Nella prima stagione delle gare del quattro tempi, la RCV vinse l’incredibile numero di 14 gare su 16, nel Campionato. Rossi, nel suo cammino verso il titolo iridato, ne vinse 11, il suo compagno di team Tohru Ukawa una, mentre il brasiliano Alex Barros conquistò la sua chance di gareggiare per il team Honda Pons nelle ultime quattro corse, vincendo a Motegi e Valencia. L’unico pilota a sconfiggere la RCV fu Max Biaggi, in sella alla Yamaha M1. Un anno dopo entrò anche lui tra le fila della Honda.

Una cosa analoga è accaduta la scorsa stagione, all’esordio, con l’unica vittoria di Loris Capirossi per la Ducati in Catalogna, che impedì alla Honda a quattro tempi un amplein di vittorie. Dopo qualche scaramuccia all’inizio della stagione con Sete Gibernau, Rossi se ne è andato, portandosi via il titolo. Ha vinto nove Gran Premi, mentre lo straordinario Gibernau ne ha vinti quattro e è stato capoclassifica nel numero di traguardi nel Campionato. Biaggi ha assaporato il suo ritorno alla Honda con il team Camel Pramac Pons ed è arrivato terzo con le vittorie di Donington e Motegi.

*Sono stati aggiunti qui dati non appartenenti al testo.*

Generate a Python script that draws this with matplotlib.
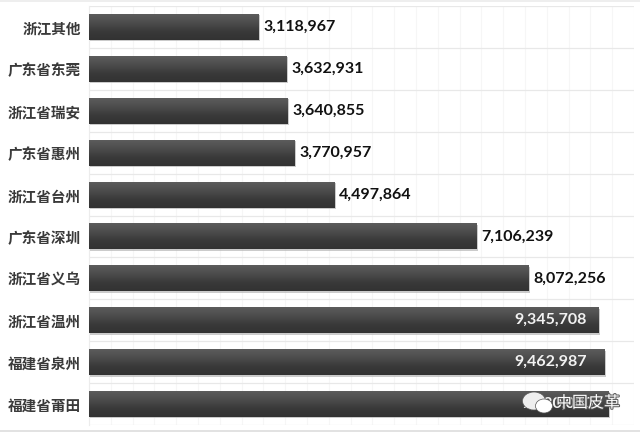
import numpy as np
import matplotlib
matplotlib.use("Agg")
import matplotlib.pyplot as plt
import matplotlib.patheffects as pe
from matplotlib.patches import Ellipse, Rectangle

CATEGORIES = ["浙江其他", "广东省东莞", "浙江省瑞安", "广东省惠州", "浙江省台州",
              "广东省深圳", "浙江省义乌", "浙江省温州", "福建省泉州", "福建省莆田"]
VALUES = [3118967, 3632931, 3640855, 3770957, 4497864,
          7106239, 8072256, 9345708, 9462987, 9530000]
VALUE_LABELS = ["3,118,967", "3,632,931", "3,640,855", "3,770,957", "4,497,864",
                "7,106,239", "8,072,256", "9,345,708", "9,462,987", "9,530,000"]
WATERMARK = "中国皮革"

plt.rcParams["font.family"] = ["Noto Sans CJK SC", "DejaVu Sans"]

fig = plt.figure(figsize=(6.4, 4.32), dpi=100, facecolor="white")
ax = fig.add_axes([89 / 640, 1 - 425 / 432, 545 / 640, 419 / 432])

# faint chart grid behind the bars
ax.set_xticks(np.arange(0, 10000001, 400000))
ax.set_yticks(np.arange(-0.5, len(VALUES), 1), minor=True)
ax.set_yticks(range(len(VALUES)))
ax.set_yticklabels(CATEGORIES, fontsize=10.5, fontweight="bold", color="#3a3a3a")
ax.set_xticklabels([])
ax.tick_params(axis="both", which="both", length=0)
ax.tick_params(axis="y", pad=6)
ax.grid(axis="x", color="#f6f6f6", lw=0.8)
ax.grid(axis="y", which="minor", color="#e8e8e8", lw=0.9)
ax.set_axisbelow(True)
for side in ["top", "right", "bottom"]:
    ax.spines[side].set_visible(False)
ax.spines["left"].set_color("#ececec")

gradient = np.linspace(0, 1, 64).reshape(-1, 1)
cmap = matplotlib.colors.LinearSegmentedColormap.from_list(
    "bar", ["#5c5c5c", "#4c4c4c", "#3a3a3a", "#323232"])

bars = ax.barh(range(len(VALUES)), VALUES, height=0.62, color="#3c3c3c",
               edgecolor="none", zorder=2,
               path_effects=[pe.SimplePatchShadow(offset=(1, -1), shadow_rgbFace="#b5b5b5", alpha=0.7),
                             pe.Normal()])

for i, bar in enumerate(bars):
    im = ax.imshow(gradient, cmap=cmap, aspect="auto", zorder=3, vmin=0, vmax=1,
                   extent=(0, VALUES[i], i + 0.31, i - 0.31))
    im.set_clip_path(bar)
    if VALUES[i] > 9000000:
        # inside labels are not at a constant distance from the bar end
        gap = {7: 12, 8: 18, 9: 15}[i]
        ax.annotate(VALUE_LABELS[i], (VALUES[i], i), xytext=(-gap * 0.72, 0),
                    textcoords="offset points", ha="right", va="center", zorder=5,
                    family="Lato", fontsize=11.5, fontweight="bold", color="#f2f2f2")
    else:
        ax.text(VALUES[i] + 90000, i, VALUE_LABELS[i], ha="left", va="center", zorder=5,
                family="Lato", fontsize=11.5, fontweight="bold", color="#111111")

ax.set_xlim(0, 10000000)
ax.set_ylim(len(VALUES) - 0.5, -0.5)

# overlay in pixel coordinates for the image border and the watermark
top_ax = fig.add_axes([0, 0, 1, 1], facecolor="none", zorder=5)
top_ax.set_xlim(0, 640)
top_ax.set_ylim(432, 0)
top_ax.axis("off")
top_ax.add_patch(Rectangle((0, 429.5), 640, 2.5, fc="#e2e2e2", ec="none"))
top_ax.add_patch(Rectangle((0, 0), 640, 1.5, fc="#eeeeee", ec="none"))
top_ax.add_patch(Ellipse((534, 401), 23, 18, fc="#eeeeee", ec="#555555", lw=0.5))
top_ax.add_patch(Ellipse((544, 406), 17, 14, fc="white", ec="#555555", lw=0.5))
top_ax.text(620, 403, WATERMARK, ha="right", va="center", fontsize=11.5, color="white",
            path_effects=[pe.withStroke(linewidth=1.4, foreground="#555555")])

fig.savefig("out.png", dpi=100, facecolor="white")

Quest’anno gli altri hanno cominciato a recuperare le distanze. Il passaggio di Rossi alla Yamaha ha galvanizzato il team nella caccia al titolo mondiale, che non vince sin dal 1992. L’italiano arriva a Motegi in testa alla classifica del Campionato con 209 punti, avendo vinto sei corse. Gibernau è secondo, avendo vinto tre corse, mentre il duo della Camel Honda, Biaggi e Makoto Tamada, hanno una vittoria per uno.

La Honda non si è arresa, dal momento che ci sono 125 punti ancora in palio nelle rimanenti cinque gare, la prima delle quali è a casa loro a Motegi, domenica. Non metteranno in campo meno di sette moto RCV per affrontare il faccia a faccia con la Yamaha, che promette di essere la sfida della stagione.

Tohru Ukawa si unirà alla lista dei costanti sei piloti di Gran Premio, Biaggi, Tamada, Gibernau, Colin Edwards, Barros e Nicky Hayden. Ukawa guiderà il prototipo della 2005 RCV.

In quel giorno, quasi 40 anni fa, la Honda spiazzò i suoi rivali, arrivando a Monza per il Gran Premio d’Italia, con un nuovissimo motore 250cc a sei cilindri. Jim Redman, in sella alla quattro cilindri, perse la battaglia di Campionato in favore della Yamaha a due tempi di Phil Read. Il nuovo motore segreto fu portato in volo dal Giappone da Redman e dall’ingegnere meccanico Michihiko Aika, nel bagaglio a mano. I loro rivali vennero a sapere del nuovo nato solo quando emise il suo primo vagito prima della prima prova libera.

Quaranta anni dopo, la Honda vorrebbe ripetere l’esperienza nella sfida con la Yamaha? Forse no, ma sarà meglio tapparsi le orecchie durante la prima sessione di prove di venerdì mattina, e comunque, stavolta almeno, la Honda non dovrà pagare una multa per eccesso di peso nel bagaglio a mano.